White cautions that it's easy to get swept up in the excitement and lose sight of the long, sustained effort that will be required to truly transform the way California generates and consumes energy. The passage last fall of the law to slash greenhouse-gas emissions 25% by 2020 was a landmark achievement. But the fact is, enormous challenges must be overcome to get there, including revamping the state's electrical transmission grid and ramping up renewable power purchases.

How the rules on these and myriad other matters get written will go a long way toward determining who wins and loses in the marketplace.

Of the three politicos-turned-energy-entrepreneurs, Westly boasts the most impressive corporate resume. He worked at a handful of high-tech firms before becoming a top executive at EBay Inc., the online auction site, in 1997. He went on to gross $245.9 million from sales of EBay stock between 1999 and 2003.

Sitting in his Menlo Park office last week on the campus of Kleiner, Perkins, Caufield & Byers -- the famed Silicon Valley venture-capital concern -- Westly displayed the cool deportment of a can't-miss investor (at least if you were willing to overlook the $35 million of his own dough that the Democrat sank into his ill-fated bid for the governorship last year). He's been digging into energy issues, he points out, since he was a young aide in the Carter administration and the sweater-sporting president had solar panels affixed to the White House.

Back then, Westly admits, you had to be "a granola head" to spend $40,000 for a residential solar setup. But not anymore. Whereas it used to take 15 years for a homeowner's investment to pay off in the form of lower energy bills, it's now just seven to eight years before things pencil out, thanks to rising electricity costs and government rebates in certain states such as California. And that time frame could shrink to as few as four years, Westly says, if further government tax credits and refunds kick in.

Combine that with the public's newfound sensitivity toward the environment and "you're going to see the amount of solar being installed go through the ceiling," he predicts.

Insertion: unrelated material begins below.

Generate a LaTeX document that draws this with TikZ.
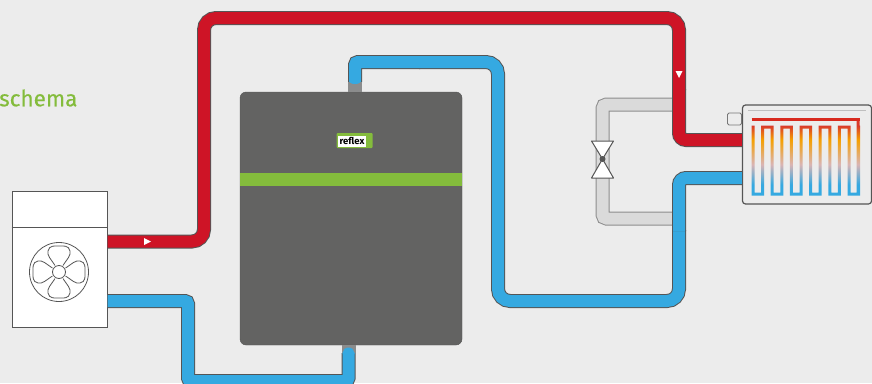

Betting as much, Westly has invested in Akeena Solar, a Los Gatos, Calif.-based provider of sun-driven energy systems. He's also consulting for Energy Innovations Inc., a solar-power supplier in Pasadena. And, confident that many of us will soon be charging electric cars with a solar hookup in our garages, he has taken a seat on the board of Tesla Motors Inc. The San Carlos, Calif., company is marketing a sexy, $92,000 battery-powered roadster that has become a media darling, and it's aiming to build a $50,000 electric passenger sedan.